3

I've got a mbox mailbox containing duplicate copies of messages, which differ only in their "X-Evolution:" header.

I want to remove the duplicate ones, in as quick and simple a way as possible. It seems like this would have been written already, but I haven't found it, although I've looked at the Python mailbox module, the various perl mbox parsers, formail, and so forth.

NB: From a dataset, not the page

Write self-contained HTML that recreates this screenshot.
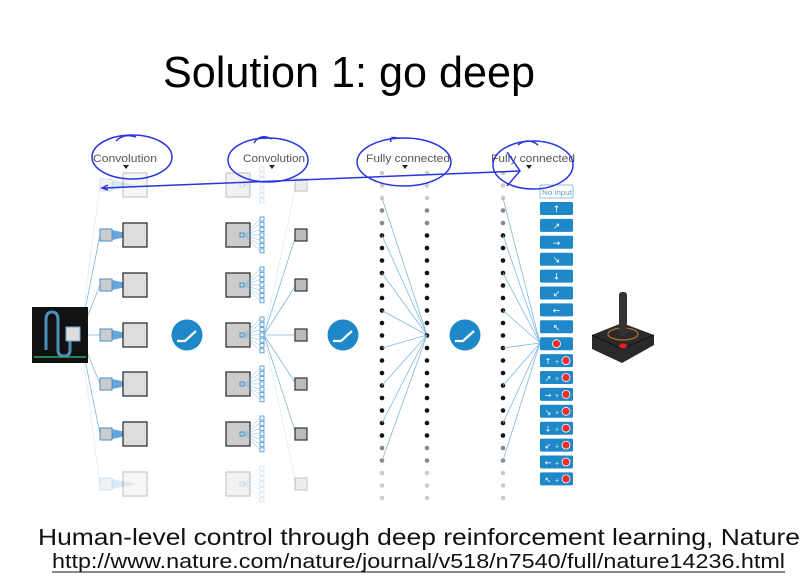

Does anyone have any suggestions?

JesseW
  • 1,255
  • 11
  • 19

3 Answers3

7

This a small script, which I used for it:

#!/bin/bash
IDCACHE=$(mktemp -p /tmp)
formail -D $((1024*1024*10)) ${IDCACHE} -s
rm ${IDCACHE}

The mailbox needs to be piped through it, and in the meantime it will be deduplicated.

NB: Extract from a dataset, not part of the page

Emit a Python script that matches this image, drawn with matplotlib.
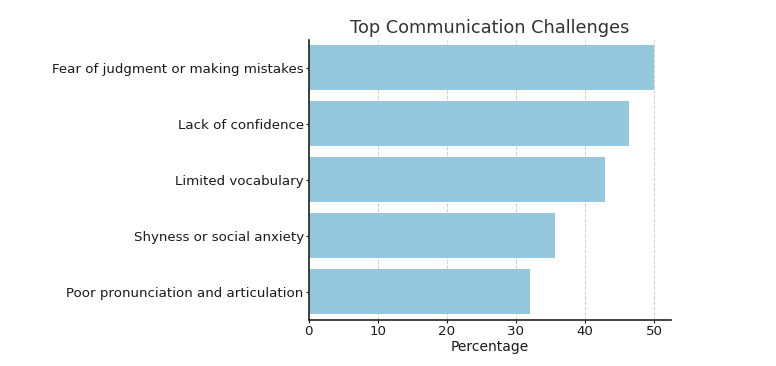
import numpy as np
import matplotlib.pyplot as plt

challenges = ['Fear of judgment or making mistakes', 'Lack of confidence', 'Limited vocabulary',
              'Shyness or social anxiety', 'Poor pronunciation and articulation']
percentages = [50.0, 46.4, 42.9, 35.7, 32.1]

fig = plt.figure(figsize=(7.76, 3.66), dpi=100)
ax = fig.add_axes([0.398, 0.126, 0.467, 0.765])

y = np.arange(len(challenges))[::-1]
ax.barh(y, percentages, height=0.8, color='#96c8dd', zorder=2)
ax.set_yticks(y)
ax.set_yticklabels(challenges)
ax.set_ylim(-0.5, 4.5)
ax.grid(axis='x', linestyle='--', color='#bbbbbb', linewidth=0.7, zorder=3, alpha=0.7)

ax.spines['top'].set_visible(False)
ax.spines['right'].set_visible(False)
for s in ['left', 'bottom']:
    ax.spines[s].set_color('#222222')
    ax.spines[s].set_linewidth(1.2)
ax.tick_params(labelsize=9.6, colors='#1a1a1a', length=2.5, pad=1.2)
ax.set_xlabel('Percentage', fontsize=10, color='#1a1a1a', labelpad=1.5)
ax.set_title('Top Communication Challenges', fontsize=12.8, color='#333333', pad=4.8)

fig.savefig('out.png')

-D $((1024*1024*10)) sets a 10 Mebibyte cache, which is more than 10x the amount needed to deduplicate an entire year of my mail. YMMV, so adjust it accordingly. Setting it too high will cause some performance loss, setting it to low will let it slip duplicates.

formail is part of the procmail utility bundle, mktemp is part of coreutils.

asdmin
  • 173
  • 1
  • 7
0

I didn't look at formail (part of procmail) in enough detail. It does have such such an option, as mentioned in places like: http://hints.macworld.com/comment.php?mode=view&cid=115683 and http://us.generation-nt.com/answer/deleting-duplicate-mail-messages-help-172481881.html

JesseW
  • 1,255
  • 11
  • 19
0

'formail -D' and 'reformail -D' can only process one email per execution. Each mail needs to be separated from mbox first before being processed. I use reformail from maildrop instead since it's still in active development.

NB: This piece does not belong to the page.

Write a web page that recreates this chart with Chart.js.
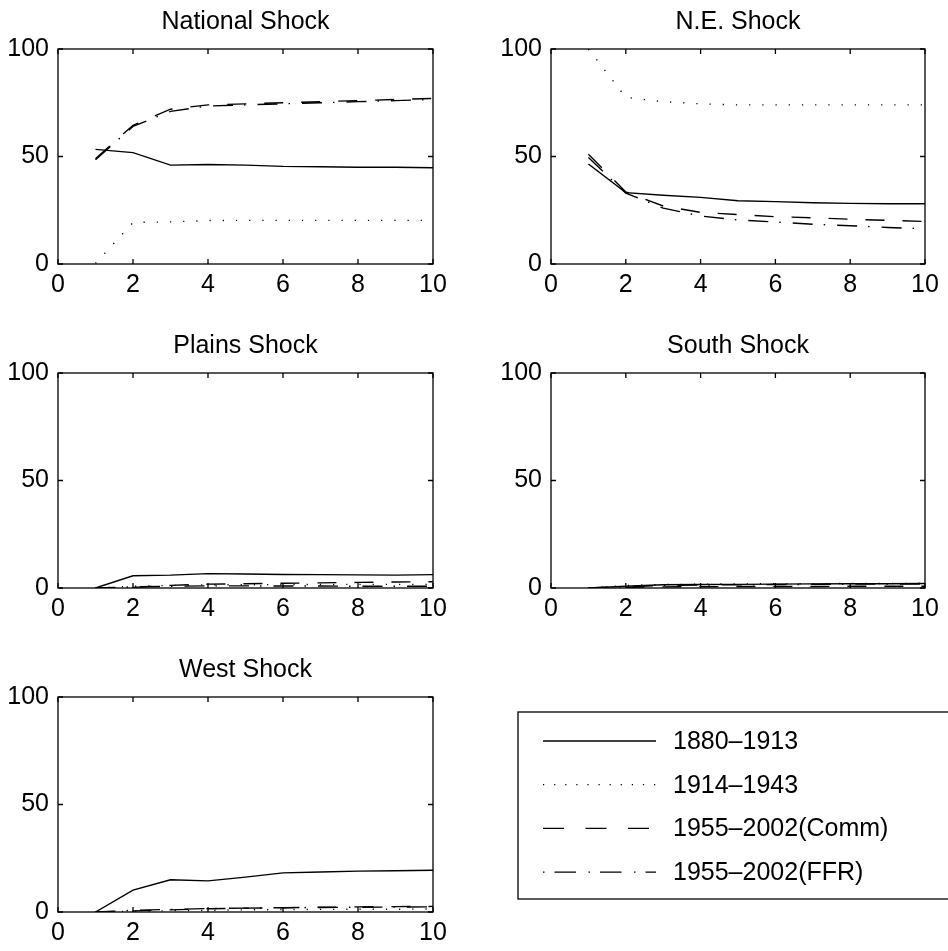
<!DOCTYPE html>
<html>
<head>
<meta charset="utf-8">
<script src="https://cdn.jsdelivr.net/npm/chart.js@4.4.0/dist/chart.umd.min.js"></script>
<style>
  html, body { margin: 0; padding: 0; background: #fff; overflow: hidden; }
  #wrap { position: relative; width: 948px; height: 951px; }
  canvas { position: absolute; }
</style>
</head>
<body>
<div id="wrap">
  <canvas id="c0" width="474" height="324" style="left:0;top:0"></canvas>
  <canvas id="c1" width="474" height="324" style="left:474px;top:0"></canvas>
  <canvas id="c2" width="474" height="324" style="left:0;top:324px"></canvas>
  <canvas id="c3" width="474" height="324" style="left:474px;top:324px"></canvas>
  <canvas id="c4" width="948" height="303" style="left:0;top:648px"></canvas>
</div>
<script>
// horizons and labels
const horizons = [1, 2, 3, 4, 5, 6, 7, 8, 9, 10];
const xTicks = [0, 2, 4, 6, 8, 10];
const yTicks = [0, 50, 100];
const periods = ['1880\u20131913', '1914\u20131943', '1955\u20132002(Comm)', '1955\u20132002(FFR)'];
const titles = ['National Shock', 'N.E. Shock', 'Plains Shock', 'South Shock', 'West Shock'];

// National shock
const natEarly = [53.3, 51.8, 46.0, 46.3, 46.0, 45.4, 45.2, 45.0, 45.0, 44.8];
const natInter = [0.3, 19.3, 19.6, 20.2, 20.3, 20.3, 20.3, 20.3, 20.3, 20.3];
const natComm  = [49.0, 64.5, 72.0, 74.0, 74.5, 75.0, 75.5, 76.0, 76.5, 77.0];
const natFFR   = [48.5, 64.0, 71.0, 73.5, 74.0, 74.5, 75.0, 75.5, 76.0, 76.5];
// N.E. shock
const neEarly = [46.5, 33.2, 32.0, 31.0, 29.4, 29.0, 28.5, 28.2, 28.0, 28.0];
const neInter = [100, 77.5, 75.5, 74.5, 74.0, 74.0, 74.0, 74.0, 74.0, 74.0];
const neComm  = [51.0, 33.5, 27.0, 24.0, 23.0, 22.0, 21.5, 20.8, 20.3, 19.8];
const neFFR   = [49.5, 33.0, 26.0, 22.3, 20.5, 19.5, 18.5, 17.8, 17.0, 16.4];
// Plains shock
const plEarly = [0, 5.7, 6.0, 6.7, 6.5, 6.3, 6.2, 6.1, 6.0, 6.2];
const plInter = [0, 0.8, 1.2, 1.5, 1.5, 1.6, 1.6, 1.7, 1.7, 1.7];
const plComm  = [0, 0.3, 1.2, 1.8, 2.0, 2.2, 2.4, 2.6, 2.8, 2.9];
const plFFR   = [0, 0.5, 0.8, 1.0, 1.0, 0.9, 0.9, 0.8, 0.8, 0.8];
// South shock
const soEarly = [0, 0.8, 1.5, 1.6, 1.7, 1.8, 1.9, 2.0, 2.0, 2.1];
const soInter = [0, 1.2, 1.6, 1.8, 1.9, 2.0, 2.0, 2.1, 2.1, 2.2];
const soComm  = [0, 0.3, 0.5, 0.6, 0.7, 0.7, 0.7, 0.8, 0.8, 0.8];
const soFFR   = [0, 0.6, 1.2, 1.4, 1.5, 1.6, 1.7, 1.8, 1.8, 1.9];
// West shock
const weEarly = [0, 10.2, 15.0, 14.5, 16.2, 18.2, 18.6, 19.0, 19.2, 19.4];
const weInter = [0, 0.3, 0.6, 0.8, 1.0, 1.1, 1.2, 1.3, 1.3, 1.4];
const weComm  = [0, 0.5, 1.0, 1.5, 1.8, 2.0, 2.2, 2.4, 2.5, 2.6];
const weFFR   = [0, 0.8, 1.2, 1.6, 1.8, 2.0, 2.1, 2.2, 2.3, 2.4];

const panels = [
  [natEarly, natInter, natComm, natFFR],
  [neEarly, neInter, neComm, neFFR],
  [plEarly, plInter, plComm, plFFR],
  [soEarly, soInter, soComm, soFFR],
  [weEarly, weInter, weComm, weFFR]
];

const FONT = '"Liberation Sans", Arial, Helvetica, sans-serif';
const dashes = [[], [1.2, 12], [19, 18], [20, 11, 1.5, 12]];
// the legend samples are drawn a bit differently from the plot lines
const legendDashes = [[], [1.2, 9.9], [21, 21.5], [1.5, 10, 21.5, 12.5]];

// box round the axes with inward ticks, like matlab
const boxTicks = {
  id: 'boxTicks',
  afterDraw(chart) {
    const { ctx, chartArea: a, scales } = chart;
    ctx.save();
    ctx.strokeStyle = '#000';
    ctx.lineWidth = 1.3;
    ctx.strokeRect(a.left, a.top, a.right - a.left, a.bottom - a.top);
    ctx.beginPath();
    xTicks.forEach(v => {
      const px = scales.x.getPixelForValue(v);
      ctx.moveTo(px, a.bottom); ctx.lineTo(px, a.bottom - 5);
      ctx.moveTo(px, a.top); ctx.lineTo(px, a.top + 5);
    });
    yTicks.forEach(v => {
      const py = scales.y.getPixelForValue(v);
      ctx.moveTo(a.left, py); ctx.lineTo(a.left + 5, py);
      ctx.moveTo(a.right, py); ctx.lineTo(a.right - 5, py);
    });
    ctx.stroke();
    ctx.restore();
  }
};

// legend box at the bottom right
const legendBox = {
  id: 'legendBox',
  afterDraw(chart) {
    const ctx = chart.ctx;
    ctx.save();
    ctx.strokeStyle = '#000';
    ctx.lineWidth = 1.3;
    ctx.strokeRect(518, 64, 440, 187);
    ctx.font = '25px ' + FONT;
    ctx.fillStyle = '#000';
    ctx.textBaseline = 'middle';
    chart.data.datasets.forEach((ds, i) => {
      const y = 93 + i * 43.7;
      ctx.beginPath();
      ctx.lineWidth = 1.3;
      ctx.setLineDash(legendDashes[i]);
      ctx.moveTo(543, y); ctx.lineTo(656, y);
      ctx.stroke();
      ctx.setLineDash([]);
      ctx.fillText(ds.label, 673, y + 1);
    });
    ctx.restore();
  }
};

panels.forEach((series, p) => {
  const canvas = document.getElementById('c' + p);
  const right = p % 2 === 1;
  const yWidth = right ? 77 : 58;
  const xHeight = canvas.height - 264;
  const padRight = canvas.width - (right ? 451 : 433);

  new Chart(canvas, {
    type: 'line',
    data: {
      datasets: series.map((vals, i) => ({
        label: periods[i],
        data: horizons.map((h, k) => ({ x: h, y: vals[k] })),
        borderColor: '#000',
        borderWidth: 1.4,
        borderDash: dashes[i],
        pointRadius: 0,
        tension: 0,
        fill: false
      }))
    },
    options: {
      responsive: false,
      animation: false,
      layout: { padding: { left: 0, right: padRight, top: 0, bottom: 0 } },
      plugins: {
        legend: { display: false },
        tooltip: { enabled: false },
        title: {
          display: true,
          text: titles[p],
          fullSize: false,
          color: '#000',
          font: { family: FONT, size: 25, weight: 'normal' },
          padding: { top: 7, bottom: 12 }
        }
      },
      scales: {
        x: {
          type: 'linear',
          min: 0, max: 10,
          afterBuildTicks: s => { s.ticks = xTicks.map(v => ({ value: v })); },
          afterFit: s => { s.height = xHeight; },
          grid: { display: false, drawTicks: false },
          border: { display: false },
          ticks: { color: '#000', padding: 6, maxRotation: 0, font: { family: FONT, size: 25 } }
        },
        y: {
          min: 0, max: 100,
          afterBuildTicks: s => { s.ticks = yTicks.map(v => ({ value: v })); },
          afterFit: s => { s.width = yWidth; },
          grid: { display: false, drawTicks: false },
          border: { display: false },
          ticks: { color: '#000', padding: 9, font: { family: FONT, size: 25 } }
        }
      }
    },
    plugins: p === 4 ? [boxTicks, legendBox] : [boxTicks]
  });
});
</script>
</body>
</html>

  1. remove old idcache, tmpmail, nmbox
  2. run dedup.sh .
  3. nmbox is the output with duplicate messages removed.

dedup.sh

#! /bin/sh
# $1 = mbox, thunderbird mailbox
# wmbox.sh is called for each mail.

cat $1 | reformail -s ./wmbox.sh

wmbox.sh

#! /bin/sh
# stdin: a email
# called by dedup.sh

TM=tmpmail
if [ -f $TM ] ; then
   echo error!
   exit 1
fi
cat > $TM
# mbox format, each mail end with a blank line
echo "" >> $TM

cat $TM | reformail -D 99999999 idcache

# if this mail isn't a dup (reformail return 1 if message-id is not found)
if [ $? != 0 ]; then
   # each mail shall have a message-id
   if grep -q -i '^message-id:' $TM; then
      cat tmpmail >> nmbox
   fi
fi

rm $TM